- PROBLEM TO WORK ON
Pull out from the material below all lines with "this".

-- -- --

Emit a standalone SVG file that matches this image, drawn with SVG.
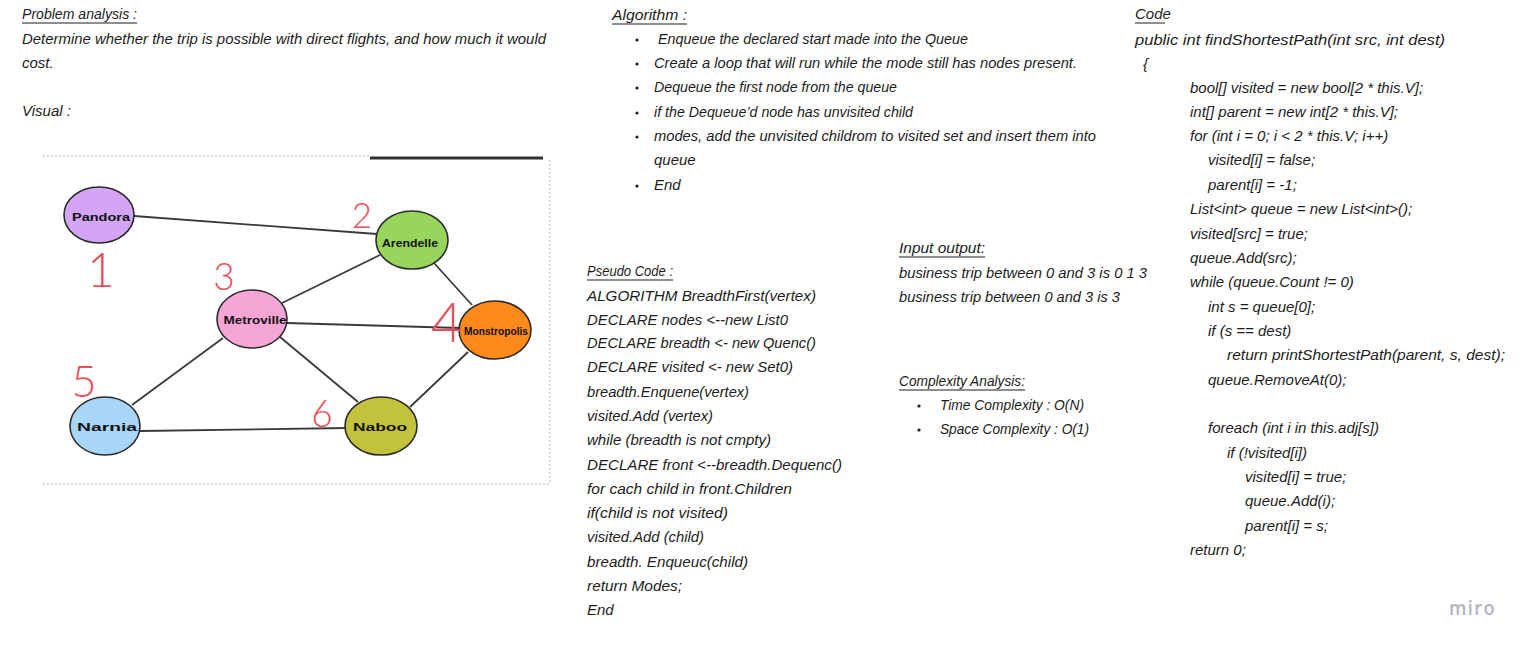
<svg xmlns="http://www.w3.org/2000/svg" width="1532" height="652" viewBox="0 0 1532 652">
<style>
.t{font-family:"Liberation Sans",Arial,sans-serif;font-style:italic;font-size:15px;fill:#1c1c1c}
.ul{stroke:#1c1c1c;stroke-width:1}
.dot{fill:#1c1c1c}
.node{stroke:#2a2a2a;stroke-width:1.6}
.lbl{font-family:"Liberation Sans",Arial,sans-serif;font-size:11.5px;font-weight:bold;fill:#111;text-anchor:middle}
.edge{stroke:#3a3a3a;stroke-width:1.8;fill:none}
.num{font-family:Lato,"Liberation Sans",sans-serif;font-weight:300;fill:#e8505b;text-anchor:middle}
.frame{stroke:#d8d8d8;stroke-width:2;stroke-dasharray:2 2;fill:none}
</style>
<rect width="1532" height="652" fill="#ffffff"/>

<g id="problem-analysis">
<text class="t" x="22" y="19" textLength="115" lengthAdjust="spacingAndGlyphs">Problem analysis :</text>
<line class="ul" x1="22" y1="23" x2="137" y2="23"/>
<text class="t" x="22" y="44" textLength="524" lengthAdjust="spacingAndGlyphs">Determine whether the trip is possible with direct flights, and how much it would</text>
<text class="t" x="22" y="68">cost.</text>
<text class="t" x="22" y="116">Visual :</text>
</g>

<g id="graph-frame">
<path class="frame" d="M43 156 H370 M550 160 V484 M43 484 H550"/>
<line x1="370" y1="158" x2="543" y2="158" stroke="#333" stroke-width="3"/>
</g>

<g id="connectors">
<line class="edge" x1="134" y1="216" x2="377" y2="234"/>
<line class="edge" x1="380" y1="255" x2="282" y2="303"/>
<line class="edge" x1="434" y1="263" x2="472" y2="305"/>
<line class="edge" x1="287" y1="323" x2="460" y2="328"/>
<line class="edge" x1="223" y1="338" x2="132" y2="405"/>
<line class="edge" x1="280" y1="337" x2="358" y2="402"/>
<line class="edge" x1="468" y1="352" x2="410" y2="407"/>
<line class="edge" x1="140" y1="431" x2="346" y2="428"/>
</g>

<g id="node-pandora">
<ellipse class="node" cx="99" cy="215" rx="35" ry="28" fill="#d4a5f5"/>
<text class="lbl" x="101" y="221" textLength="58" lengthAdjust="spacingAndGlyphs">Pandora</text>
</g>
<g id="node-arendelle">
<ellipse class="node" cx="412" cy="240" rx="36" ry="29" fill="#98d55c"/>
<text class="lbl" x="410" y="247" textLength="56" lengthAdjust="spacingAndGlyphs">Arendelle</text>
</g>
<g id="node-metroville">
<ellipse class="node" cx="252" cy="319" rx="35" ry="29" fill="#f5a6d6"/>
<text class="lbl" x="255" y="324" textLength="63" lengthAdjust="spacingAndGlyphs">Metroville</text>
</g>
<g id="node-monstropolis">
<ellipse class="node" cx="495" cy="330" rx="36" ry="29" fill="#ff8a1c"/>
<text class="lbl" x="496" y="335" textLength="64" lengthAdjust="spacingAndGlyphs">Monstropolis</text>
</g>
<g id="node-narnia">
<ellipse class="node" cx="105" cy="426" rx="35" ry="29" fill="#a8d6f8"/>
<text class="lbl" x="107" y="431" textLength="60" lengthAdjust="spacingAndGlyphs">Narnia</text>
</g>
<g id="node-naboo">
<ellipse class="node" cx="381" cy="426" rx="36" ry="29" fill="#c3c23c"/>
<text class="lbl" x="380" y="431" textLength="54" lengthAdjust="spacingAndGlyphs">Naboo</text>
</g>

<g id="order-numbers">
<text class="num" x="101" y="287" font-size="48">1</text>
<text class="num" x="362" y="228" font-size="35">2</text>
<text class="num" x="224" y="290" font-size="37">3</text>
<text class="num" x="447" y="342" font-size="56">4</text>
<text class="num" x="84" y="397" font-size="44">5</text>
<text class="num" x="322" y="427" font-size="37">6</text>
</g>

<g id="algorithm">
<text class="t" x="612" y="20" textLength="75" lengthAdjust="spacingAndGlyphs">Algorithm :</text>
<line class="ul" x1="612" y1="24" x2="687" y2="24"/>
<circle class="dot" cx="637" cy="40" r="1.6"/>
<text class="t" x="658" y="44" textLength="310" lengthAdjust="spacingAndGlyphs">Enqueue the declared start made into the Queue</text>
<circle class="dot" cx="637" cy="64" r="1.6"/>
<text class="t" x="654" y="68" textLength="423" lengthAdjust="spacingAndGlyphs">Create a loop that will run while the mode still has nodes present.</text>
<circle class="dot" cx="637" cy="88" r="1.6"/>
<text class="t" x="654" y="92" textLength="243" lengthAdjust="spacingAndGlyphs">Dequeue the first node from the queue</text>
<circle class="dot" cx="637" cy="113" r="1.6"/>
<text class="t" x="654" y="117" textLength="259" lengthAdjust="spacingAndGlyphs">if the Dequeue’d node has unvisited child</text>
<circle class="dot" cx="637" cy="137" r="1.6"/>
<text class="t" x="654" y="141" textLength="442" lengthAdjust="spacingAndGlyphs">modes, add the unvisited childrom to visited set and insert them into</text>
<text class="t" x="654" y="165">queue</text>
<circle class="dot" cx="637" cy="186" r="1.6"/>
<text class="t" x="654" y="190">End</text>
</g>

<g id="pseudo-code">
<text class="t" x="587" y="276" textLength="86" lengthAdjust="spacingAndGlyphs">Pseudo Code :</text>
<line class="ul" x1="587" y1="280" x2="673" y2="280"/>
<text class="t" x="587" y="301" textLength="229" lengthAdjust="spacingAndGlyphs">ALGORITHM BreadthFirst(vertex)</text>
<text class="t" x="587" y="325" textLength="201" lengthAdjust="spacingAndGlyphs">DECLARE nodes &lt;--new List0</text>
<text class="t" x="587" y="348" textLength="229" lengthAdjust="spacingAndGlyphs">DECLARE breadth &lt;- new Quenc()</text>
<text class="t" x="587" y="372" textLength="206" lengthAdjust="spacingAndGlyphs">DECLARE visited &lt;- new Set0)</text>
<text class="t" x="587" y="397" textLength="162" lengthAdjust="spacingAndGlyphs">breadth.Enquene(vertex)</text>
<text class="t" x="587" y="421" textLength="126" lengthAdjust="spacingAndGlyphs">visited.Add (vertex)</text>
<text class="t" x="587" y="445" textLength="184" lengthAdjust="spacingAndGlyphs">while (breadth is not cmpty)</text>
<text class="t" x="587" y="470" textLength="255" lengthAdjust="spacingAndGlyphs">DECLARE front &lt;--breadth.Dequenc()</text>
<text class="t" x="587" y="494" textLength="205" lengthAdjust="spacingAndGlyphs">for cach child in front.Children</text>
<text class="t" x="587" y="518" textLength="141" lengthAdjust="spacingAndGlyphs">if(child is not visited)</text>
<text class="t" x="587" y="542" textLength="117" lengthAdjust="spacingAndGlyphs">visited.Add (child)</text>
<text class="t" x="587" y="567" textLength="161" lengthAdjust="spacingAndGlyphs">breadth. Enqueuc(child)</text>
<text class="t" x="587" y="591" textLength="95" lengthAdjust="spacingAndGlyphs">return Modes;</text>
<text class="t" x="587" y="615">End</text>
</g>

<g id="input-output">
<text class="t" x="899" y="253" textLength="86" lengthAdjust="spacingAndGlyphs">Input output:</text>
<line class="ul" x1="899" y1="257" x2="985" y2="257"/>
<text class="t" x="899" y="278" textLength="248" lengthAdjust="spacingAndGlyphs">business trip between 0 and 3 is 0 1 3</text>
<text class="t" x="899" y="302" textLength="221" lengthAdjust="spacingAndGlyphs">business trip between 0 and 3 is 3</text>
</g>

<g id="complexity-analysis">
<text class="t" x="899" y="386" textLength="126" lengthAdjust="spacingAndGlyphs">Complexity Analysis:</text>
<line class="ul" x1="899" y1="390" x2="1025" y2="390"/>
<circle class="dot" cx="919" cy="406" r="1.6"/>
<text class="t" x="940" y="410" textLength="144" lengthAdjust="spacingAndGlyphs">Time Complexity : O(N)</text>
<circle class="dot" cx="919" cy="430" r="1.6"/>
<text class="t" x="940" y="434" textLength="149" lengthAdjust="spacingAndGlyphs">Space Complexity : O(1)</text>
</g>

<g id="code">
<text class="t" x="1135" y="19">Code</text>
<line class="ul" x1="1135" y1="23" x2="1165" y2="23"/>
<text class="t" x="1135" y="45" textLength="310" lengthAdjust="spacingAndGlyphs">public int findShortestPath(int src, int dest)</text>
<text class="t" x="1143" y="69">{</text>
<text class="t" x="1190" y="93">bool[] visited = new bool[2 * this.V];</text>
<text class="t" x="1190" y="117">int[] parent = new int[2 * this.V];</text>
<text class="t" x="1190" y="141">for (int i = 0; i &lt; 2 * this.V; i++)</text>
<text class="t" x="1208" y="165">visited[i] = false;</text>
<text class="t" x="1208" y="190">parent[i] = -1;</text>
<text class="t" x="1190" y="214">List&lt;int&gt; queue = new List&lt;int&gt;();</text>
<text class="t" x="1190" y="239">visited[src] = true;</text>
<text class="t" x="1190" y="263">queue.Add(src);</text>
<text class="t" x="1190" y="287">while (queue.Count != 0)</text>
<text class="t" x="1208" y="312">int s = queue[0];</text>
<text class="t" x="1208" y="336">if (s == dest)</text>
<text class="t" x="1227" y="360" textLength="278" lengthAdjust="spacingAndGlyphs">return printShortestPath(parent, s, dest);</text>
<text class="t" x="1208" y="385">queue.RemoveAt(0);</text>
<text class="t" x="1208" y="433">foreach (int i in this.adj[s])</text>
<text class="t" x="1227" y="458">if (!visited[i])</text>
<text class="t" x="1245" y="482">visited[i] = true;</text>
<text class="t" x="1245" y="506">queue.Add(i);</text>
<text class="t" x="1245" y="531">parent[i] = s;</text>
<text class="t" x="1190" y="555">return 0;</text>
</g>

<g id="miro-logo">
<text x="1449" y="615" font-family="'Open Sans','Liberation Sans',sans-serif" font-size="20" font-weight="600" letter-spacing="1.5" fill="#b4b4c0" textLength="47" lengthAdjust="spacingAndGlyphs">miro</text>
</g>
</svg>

-- -- --

- WRITTEN ANSWER
Emit a standalone SVG file that matches this image, drawn with SVG.
<text class="t" x="1190" y="93">bool[] visited = new bool[2 * this.V];</text>
<text class="t" x="1190" y="117">int[] parent = new int[2 * this.V];</text>
<text class="t" x="1190" y="141">for (int i = 0; i &lt; 2 * this.V; i++)</text>
<text class="t" x="1208" y="433">foreach (int i in this.adj[s])</text>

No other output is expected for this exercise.